Technology has allowed society to progress and improve in so many ways. Sports that involve a great deal of injuries need to implement innovative technology capabilities that will protect the players and improve the game. I hope that some of these emerging technologies are just the start for the implementation of technology in football on a big scale.

16 comments

  1. Very interesting post! It’s obviously enjoyable to read something you’re clearly so interested and passionate about. I think the robot practice players are awesome and such a good idea moving forward in any sport, especially contact sports like football. Do you think Boston College or other major programs should make a bigger shift towards these technologies, or have you guys already done this?

    It is obviously tough because tackling and contact is so important and a skill one must development, but there must be a risk there every time one practices it.

    1. Unfortunately, I don’t think BC will make this shift any time soon. I think many coaches fear that the dummy isn’t shifty or nimble enough to prepare players for extremely athletic running backs, wide receivers, and other skilled players they will face. I think the dummy needs to be implemented in certain parts of practice when violent contact isn’t necessary. The shift towards using technology like this was once thought to be impossible, but we are slowly making progress.

  2. Great post! The technology that is being used to create more safety in the game is much needed. I did not realize that their was technology measuring collision force. Will a coach take a player out if the technology measures a certain limit of force?

    Your former HS coach seems very up to date on monitoring head injuries and using technology to advise his practice. Is your coach in the majority or minority in using these strategies?

    1. Thanks for the comment Joe.. I would say my coach is in the minority of those using this technology. As far as taking players out, I have heart of athletes being removed from workouts due to rapid heart rates and other abnormalities that were detected. This application is especially useful in the south, where summer temps are incredibly hot and take a toll on kids..

  3. I’m happy to hear that your former high school is taking steps to improve safety among its players. I believe going forward this will be critical to keep football a viable sport for future generations. I hope other coaches will follow suit as I do think there is a culture among most football coaches to be extremely tough and willing to push through pain that can be detrimental to the long term mental health of the players. I hope that programs such as the Dartmouth tackling dummies continue to become implemented by football programs across the country. Great post!

  4. Super interesting take on the subject because you have a personal relationship to the sport and the possible injuries it may have caused you had you not been careful. I worked for the NFL’s Health and Safety initiative this past summer and it is incredibly surprising how not many players were informed in the past and how many parents are scared to let their kids play so youth football participation numbers are declining. The heads up tackle is a new initiative that is being promoted especially amongst the moms that are essentially the people who allow and take their kids to play. By having workshops with them and informing them that although there are risks there are new safety measures being taken, the conversation around this has changed. Its great to see that there are technologies to follow the conversation.

    1. I agree, and I think the NFL has stepped up in quite a few ways. Another initiative they have taking is developing a foundation under the turf that has more “give” to it…Almost like a spring.

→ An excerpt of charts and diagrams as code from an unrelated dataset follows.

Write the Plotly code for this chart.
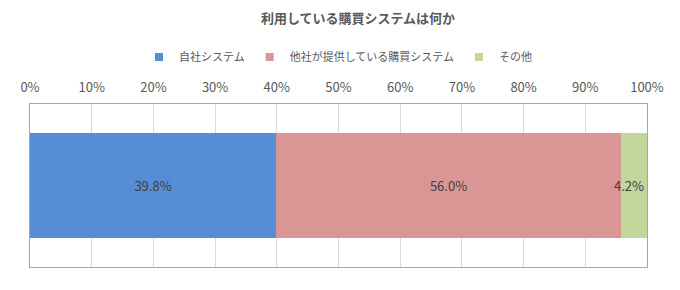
import plotly.graph_objects as go

categories = [""]
series_names = ["自社システム", "他社が提供している購買システム", "その他"]
series_values = [[39.8], [56.0], [4.2]]
colors = ["#558ED5", "#D99694", "#C3D69B"]
tick_vals = [0, 10, 20, 30, 40, 50, 60, 70, 80, 90, 100]
tick_text = [f"{v}%" for v in tick_vals]

FONT = "Noto Sans CJK JP"

fig = go.Figure()
n = len(series_names)
for i, (name, vals, col) in enumerate(zip(series_names, series_values, colors)):
    fig.add_trace(go.Bar(
        y=categories, x=vals, name=name, orientation="h",
        marker=dict(color=col, line=dict(width=0)),
        text=[f"{v:.1f}%" for v in vals],
        textposition="inside",
        insidetextanchor="end" if i == n - 1 else "middle",
        constraintext="none", textangle=0,
        textfont=dict(family=FONT, size=13, color="#404040"),
        width=0.65, showlegend=False,
    ))
# legend entries with small square symbols
for name, col in zip(series_names, colors):
    fig.add_trace(go.Scatter(
        x=[None], y=[None], mode="markers", name=name,
        marker=dict(symbol="square", size=8, color=col),
        showlegend=True,
    ))

fig.update_layout(
    barmode="stack",
    width=680, height=290,
    margin=dict(l=30, r=33, t=104, b=23),
    paper_bgcolor="white", plot_bgcolor="white",
    font=dict(family=FONT, color="#595959"),
    title=dict(text="<b>利用している購買システムは何か</b>", x=358/680, xanchor="center",
               y=1 - 18/290, yanchor="middle",
               font=dict(family=FONT, size=13, color="#595959")),
    legend=dict(orientation="h", x=0.5, xanchor="center", y=1 + 47/163, yanchor="middle",
                font=dict(family=FONT, size=11, color="#595959"),
                traceorder="normal", itemwidth=30, tracegroupgap=0),
    showlegend=True,
    bargap=0,
)
fig.update_xaxes(
    range=[0, 100], side="top", tickvals=tick_vals, ticktext=tick_text,
    showgrid=True, gridcolor="#D9D9D9", gridwidth=1,
    zeroline=False, showline=True, linecolor="#A6A6A6", linewidth=1, mirror=True,
    ticks="outside", ticklen=6, tickcolor="rgba(0,0,0,0)",
    tickfont=dict(family=FONT, size=13, color="#595959"),
    fixedrange=True,
)
fig.update_yaxes(
    range=[-0.5, 0.5], showticklabels=False, showgrid=False, zeroline=False,
    showline=True, linecolor="#A6A6A6", linewidth=1, mirror=True,
    fixedrange=True,
)

fig.write_html("out.html")
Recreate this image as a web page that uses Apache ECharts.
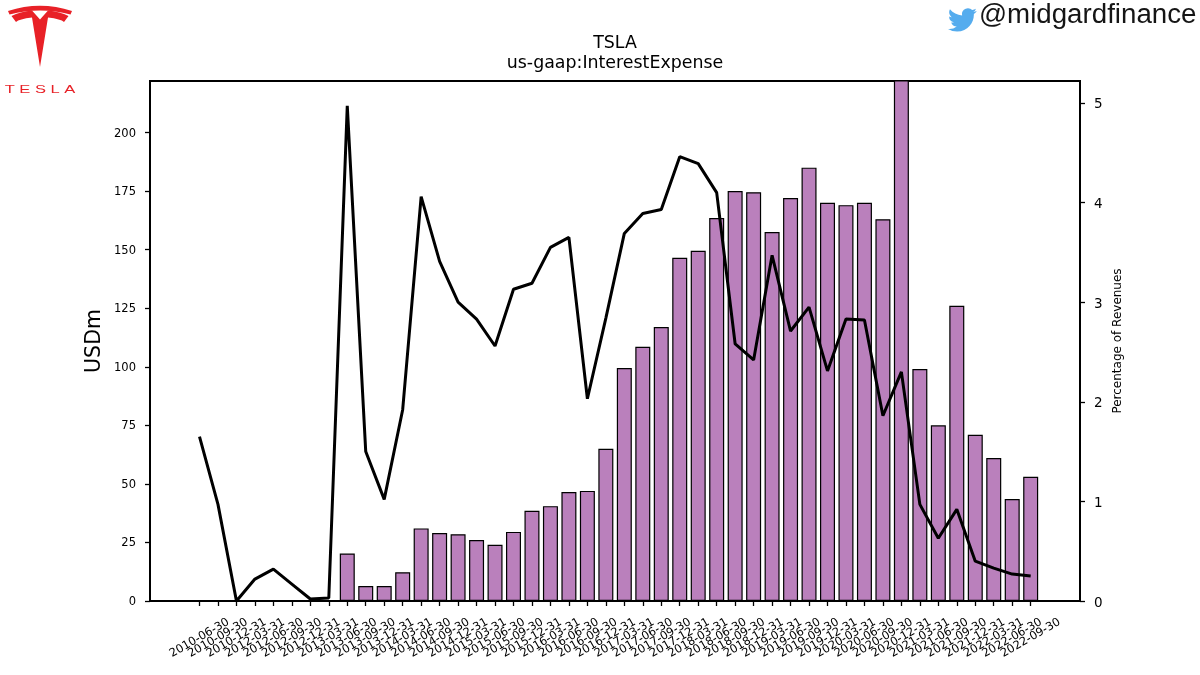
<!DOCTYPE html>
<html>
<head>
<meta charset="utf-8">
<script src="https://cdn.jsdelivr.net/npm/echarts@6/dist/echarts.min.js"></script>
<style>html,body{margin:0;padding:0;background:#fff}#chart{width:1200px;height:675px}</style>
</head>
<body>
<div id="chart"></div>
<script>
// Reporting period ends (no 2011 filings in the series)
const periods = [
  '2010-06-30','2010-09-30','2010-12-31','2012-03-31','2012-06-30','2012-09-30','2012-12-31',
  '2013-03-31','2013-06-30','2013-09-30','2013-12-31','2014-03-31','2014-06-30','2014-09-30','2014-12-31',
  '2015-03-31','2015-06-30','2015-09-30','2015-12-31','2016-03-31','2016-06-30','2016-09-30','2016-12-31',
  '2017-03-31','2017-06-30','2017-09-30','2017-12-31','2018-03-31','2018-06-30','2018-09-30','2018-12-31',
  '2019-03-31','2019-06-30','2019-09-30','2019-12-31','2020-03-31','2020-06-30','2020-09-30','2020-12-31',
  '2021-03-31','2021-06-30','2021-09-30','2021-12-31','2022-03-31','2022-06-30','2022-09-30'
];
// Interest expense, USD millions
const interestExpense = [
  null,null,null,null,null,null,null,null,
  20.3,6.4,6.4,12.3,31,29,28.5,26,24,29.5,38.5,40.5,46.5,47,65,99.5,108.5,117,146.5,149.5,163.5,
  175,174.5,157.5,172,185,170,169,170,163,228,99,75,126,71,61,43.5,53
];
// Interest expense as a percentage of revenues
const pctOfRevenues = [
  1.65,0.97,0,0.22,0.32,0.17,0.02,0.03,4.97,1.50,1.02,1.92,4.06,3.41,3.0,2.83,2.56,3.13,3.19,3.55,
  3.65,2.03,2.84,3.69,3.89,3.93,4.46,4.39,4.10,2.58,2.42,3.47,2.71,2.95,2.31,2.83,2.82,1.86,2.30,
  0.97,0.63,0.92,0.40,0.33,0.27,0.25
];
const leftTicks = [0,25,50,75,100,125,150,175,200];
const rightTicks = [0,1,2,3,4,5];
const periodIndex = periods.map((_, i) => i);

// The bar axis runs past the first and last period to leave side margins
const X_MIN = -2.68;
const X_MAX = 47.67;
// Blank end labels keep the edge-overlap check from dropping real period labels
const labelValues = [X_MIN, ...periodIndex, X_MAX];

const FONT = '"DejaVu Sans"';

// Outline shapes for the company mark and the social icon
const outlines = {
  markArc: 'M8,11 Q40,0.5 72,11 L70.5,14.5 Q40,6.5 9.5,14.5 Z',
  markBody: 'M11.5,16 L16,22 Q19,19 32,17.5 L40,67 L48,17.5 Q61,19 64,22 L68.5,16 Q60,11.5 48,10.5 L40,19.5 L32,10.5 Q20,11.5 11.5,16 Z',
  bird: 'M23.953 4.57 a10 10 0 0 1 -2.825 .775 a4.958 4.958 0 0 0 2.163 -2.723 c-.951 .555 -2.005 .959 -3.127 1.184 a4.92 4.92 0 0 0 -8.384 4.482 C7.69 8.095 4.067 6.13 1.64 3.162 a4.822 4.822 0 0 0 -.666 2.475 c0 1.71 .87 3.213 2.188 4.096 a4.904 4.904 0 0 1 -2.228 -.616 v.06 a4.923 4.923 0 0 0 3.946 4.827 a4.996 4.996 0 0 1 -2.212 .085 a4.936 4.936 0 0 0 4.604 3.417 a9.867 9.867 0 0 1 -6.102 2.105 c-.39 0 -.779 -.023 -1.17 -.067 a13.995 13.995 0 0 0 7.557 2.209 c9.053 0 13.998 -7.496 13.998 -13.985 c0 -.21 0 -.42 -.015 -.63 A9.935 9.935 0 0 0 24 4.59 z'
};
Object.keys(outlines).forEach(name => {
  echarts.graphic.registerShape(name, echarts.graphic.extendPath(outlines[name], {}));
});

const chart = echarts.init(document.getElementById('chart'), null, {renderer: 'canvas'});

chart.setOption({
  animation: false,
  backgroundColor: '#fff',
  title: {
    text: 'TSLA\nus-gaap:InterestExpense',
    left: 610, top: 28, textAlign: 'center',
    textStyle: {fontFamily: FONT, fontSize: 17.4, fontWeight: 'normal', color: '#000', lineHeight: 20}
  },
  grid: {
    left: 150, right: 120, top: 81, bottom: 74,
    show: true, borderColor: '#000', borderWidth: 2, backgroundColor: 'transparent'
  },
  xAxis: {
    type: 'value',
    min: X_MIN, max: X_MAX,
    splitLine: {show: false},
    axisLine: {onZero: false, lineStyle: {color: '#000', width: 2}},
    axisTick: {show: true, length: 5, customValues: periodIndex, lineStyle: {color: '#000', width: 1.3}},
    axisLabel: {
      customValues: labelValues,
      formatter: v => periods[v] || '',
      rotate: 30, align: 'center', verticalAlign: 'middle', margin: 37,
      hideOverlap: false,
      fontFamily: FONT, fontSize: 11.5, color: '#000'
    }
  },
  yAxis: [
    {
      type: 'value', position: 'left', min: 0, max: 222,
      name: 'USDm', nameLocation: 'middle', nameGap: 45, nameRotate: 90, nameMoveOverlap: false,
      nameTextStyle: {fontFamily: FONT, fontSize: 20.5, color: '#000'},
      splitLine: {show: false},
      axisLine: {show: true, onZero: false, lineStyle: {color: '#000', width: 2}},
      axisTick: {show: true, length: 5, customValues: leftTicks, lineStyle: {color: '#000', width: 1.3}},
      axisLabel: {
        customValues: leftTicks, margin: 14, formatter: '{t|{value}}',
        rich: {t: {padding: [2, 0, 0, 0], fontFamily: FONT, fontSize: 11.5, color: '#000'}}
      }
    },
    {
      type: 'value', position: 'right', min: 0, max: 5.22,
      name: 'Percentage of Revenues', nameLocation: 'middle', nameGap: 32, nameRotate: 90, nameMoveOverlap: false,
      nameTextStyle: {fontFamily: FONT, fontSize: 12, color: '#000'},
      splitLine: {show: false},
      axisLine: {show: true, onZero: false, lineStyle: {color: '#000', width: 2}},
      axisTick: {show: true, length: 5, customValues: rightTicks, lineStyle: {color: '#000', width: 1.3}},
      axisLabel: {
        customValues: rightTicks, margin: 14, formatter: '{t|{value}}',
        rich: {t: {padding: [4, 0, 0, 0], fontFamily: FONT, fontSize: 13.5, color: '#000'}}
      }
    }
  ],
  series: [
    {
      name: 'Interest expense',
      type: 'bar', yAxisIndex: 0, barWidth: 15, clip: true,
      itemStyle: {color: '#ba80bc', borderColor: '#000', borderWidth: 1.2},
      data: interestExpense.map((v, i) => [i, v])
    },
    {
      name: 'Percentage of revenues',
      type: 'line', yAxisIndex: 1, showSymbol: false, symbol: 'none', clip: true,
      lineStyle: {color: '#000', width: 3},
      data: pctOfRevenues.map((v, i) => [i, v]),
      z: 5
    }
  ],
  graphic: [
    {type: 'markArc', silent: true, style: {fill: '#e82127'}},
    {type: 'markBody', silent: true, style: {fill: '#e82127'}},
    {type: 'text', silent: true, x: 40, y: 90, scaleX: 1.65, scaleY: 1,
      style: {text: 'T E S L A', font: '10px "Liberation Sans"', fill: '#e82127', textAlign: 'center', textVerticalAlign: 'middle'}},
    {type: 'bird', silent: true, x: 948, y: 5.5, scaleX: 1.2, scaleY: 1.2, style: {fill: '#55acee'}},
    {type: 'text', silent: true, x: 979, y: 15,
      style: {text: '@midgardfinance', font: '27.7px "Liberation Sans"', fill: '#151515', textAlign: 'left', textVerticalAlign: 'middle'}}
  ]
});
</script>
</body>
</html>
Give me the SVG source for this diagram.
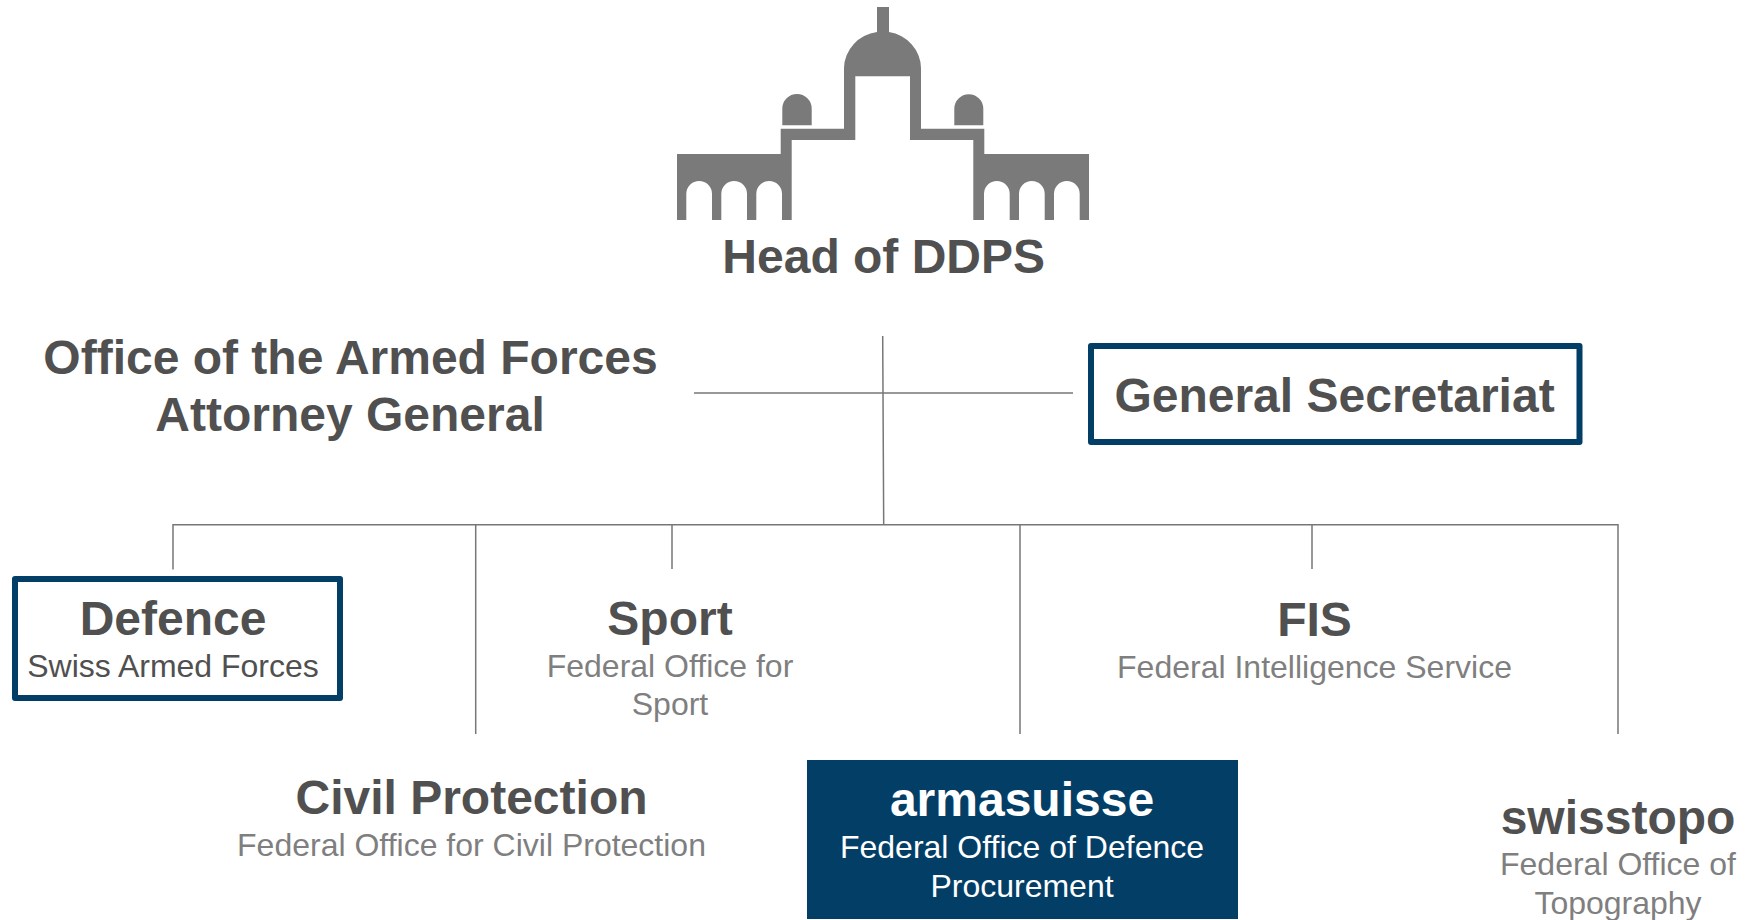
<svg xmlns="http://www.w3.org/2000/svg" width="1759" height="920" viewBox="0 0 1759 920">
<style>
text{font-family:"Liberation Sans",Arial,sans-serif;text-anchor:middle}
.t{font-weight:700;font-size:48px;fill:#505050}
.s{font-size:32px;fill:#7f7f7f}
.d{fill:#505050}
.w{fill:#fff}
.c{fill:none;stroke:#777;stroke-width:1.500}
.b{fill:#fff;stroke:#033e66;stroke-width:6;stroke-linejoin:round}
</style>
<rect width="1759" height="920" fill="#fff"/>
<g id="connectors">
<path class="c" d="M882.700 336L883.700 525M694 393H1073M173 569.500V524.700H1618V734M475.700 525V734M672 525V569M1020 525V734M1312 525V569"/>
</g>
<g id="head">
<path fill="#7a7a7a" fill-rule="evenodd" d="M877 7H889V32A38.500 37 0 0 1 921 68V128.700H984.300V154H1089V220H1079.700V193.800A12.800 12.800 0 0 0 1054 193.800V220H1044.700V193.800A12.800 12.800 0 0 0 1019 193.800V220H1009.700V193.800A12.800 12.800 0 0 0 984 193.800V220H973.300V140H910V76.300H855.300V140H791.700V220H782V193.800A12.800 12.800 0 0 0 756.300 193.800V220H747V193.800A12.800 12.800 0 0 0 721.300 193.800V220H712V193.800A12.800 12.800 0 0 0 686.300 193.800V220H677V154H780.700V128.700H844V68A38.500 37 0 0 1 877 32Z"/>
<path fill="#7a7a7a" d="M782.300 125.300V108.700A14.700 14.700 0 0 1 811.700 108.700V125.300ZM954.300 125.300V108.700A14.500 14.500 0 0 1 983.300 108.700V125.300Z"/>
<text class="t" x="883.700" y="273">Head of DDPS</text>
</g>
<g id="oafag">
<text class="t" x="350.500" y="374">Office of the Armed Forces</text>
<text class="t" x="350" y="431">Attorney General</text>
</g>
<g id="general-secretariat">
<rect class="b" x="1091" y="346" width="488.500" height="96"/>
<text class="t" x="1334.500" y="412">General Secretariat</text>
</g>
<g id="defence">
<rect class="b" x="15" y="579" width="325" height="119"/>
<text class="t" x="173" y="635">Defence</text>
<text class="s" style="fill:#505050" x="173" y="677">Swiss Armed Forces</text>
</g>
<g id="sport">
<text class="t" x="670" y="635">Sport</text>
<text class="s" x="670" y="677">Federal Office for</text>
<text class="s" x="670" y="715">Sport</text>
</g>
<g id="fis">
<text class="t" x="1314.500" y="635.500">FIS</text>
<text class="s" x="1314.500" y="678">Federal Intelligence Service</text>
</g>
<g id="civil-protection">
<text class="t" x="471.500" y="814">Civil Protection</text>
<text class="s" x="471.500" y="856">Federal Office for Civil Protection</text>
</g>
<g id="armasuisse">
<rect x="807" y="760" width="431" height="159" fill="#033e66"/>
<text class="t w" x="1022" y="816">armasuisse</text>
<text class="s w" x="1022" y="858">Federal Office of Defence</text>
<text class="s w" x="1022" y="897">Procurement</text>
</g>
<g id="swisstopo">
<text class="t" x="1618" y="834">swisstopo</text>
<text class="s" x="1618" y="875">Federal Office of</text>
<text class="s" x="1618" y="914">Topography</text>
</g>
</svg>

  5. Great post. It’s actually quite scary to learn about the injuries in this sport, and of course due to the fact that you have been extremely devoted to it and for so long. I enjoyed watching the video to understand how the Dartmouth dummies work. I saw your comment above that BC probably won’t make the shift soon, and so I really hope that they will be able to find other technologies to implement going forward and that can mitigate injuries, without having to compromise on the athlete’s ability to be fully prepared for the games.

  6. Great post. I remember watching Concussion and thinking about my nephew (7 years old) who is starting to play football. He LOVES the game and I’m sure he’ll play for awhile, but it terrifies me to think of the long-term injuries he could sustain. I’m trying to convince him to be a kicker…I appreciate your first-hand experience with this issue and your honesty about the initial denial. I bet a lot of kids are in your shoes and could benefit from reading this blog. On the positive side, I think the Dummies and heart-rate/exertion monitoring are great moves in the right direction, so hopefully we can keep this great sport going but make it safer for our players.

    1. Thanks for the comment, and thanks for sharing about your nephew. I am confident that by the time he starts playing high school ball we will have come a long way with these technologies. I bet rules will change and new systems will be implemented to protect players. So don’t let him lose that passion!!!

      1. He writes plays in his notebook on his way to school…His passion is not going anywhere!

      2. Haha I love to hear that! Tell him to keep up the hard work

  7. Such a relevant topic and great post! I think I a lot of programs these days are understanding the future health implications or not securing their teams with the safest methods of playing, however there are many that are still lacking. I think this problem can be seen in many sports including soccer. When I played soccer i had to wear head gear in my high school games because the league required it. Along with yearly concussion screenings that I am sure many teams do. I think the best way to ensure that safer ways of practicing are used is the leagues implement these rules. Then everyone will listen to it and hopefully get funding for MVP dummies or the practice gear.

  8. Interesting topic! I had not previously given much though to safety and football, despite having gone to every University of Michigan football game while I was undergrad there. I had assumed that the way the players were coached was what ensured safety and prevented injuries like on Friday Night Lights. I wonder how high schools that can’t get sponsorship from Gatorade or Nike can get the same access to safety equipment as mentioned in your post?

    1. Thanks for the comment! I think you raised a great question and as I think about it more, there needs to be some type of initiative or program, because like you mentioned, not all schools are sponsored by Gatorade and Nike..

  9. Great post. I confess that I feel guilty for watching football, given the number of NFL players that have been so critically injured. I’m hopeful that technologies like these can help protect the players. Maybe we should just all play Madden instead?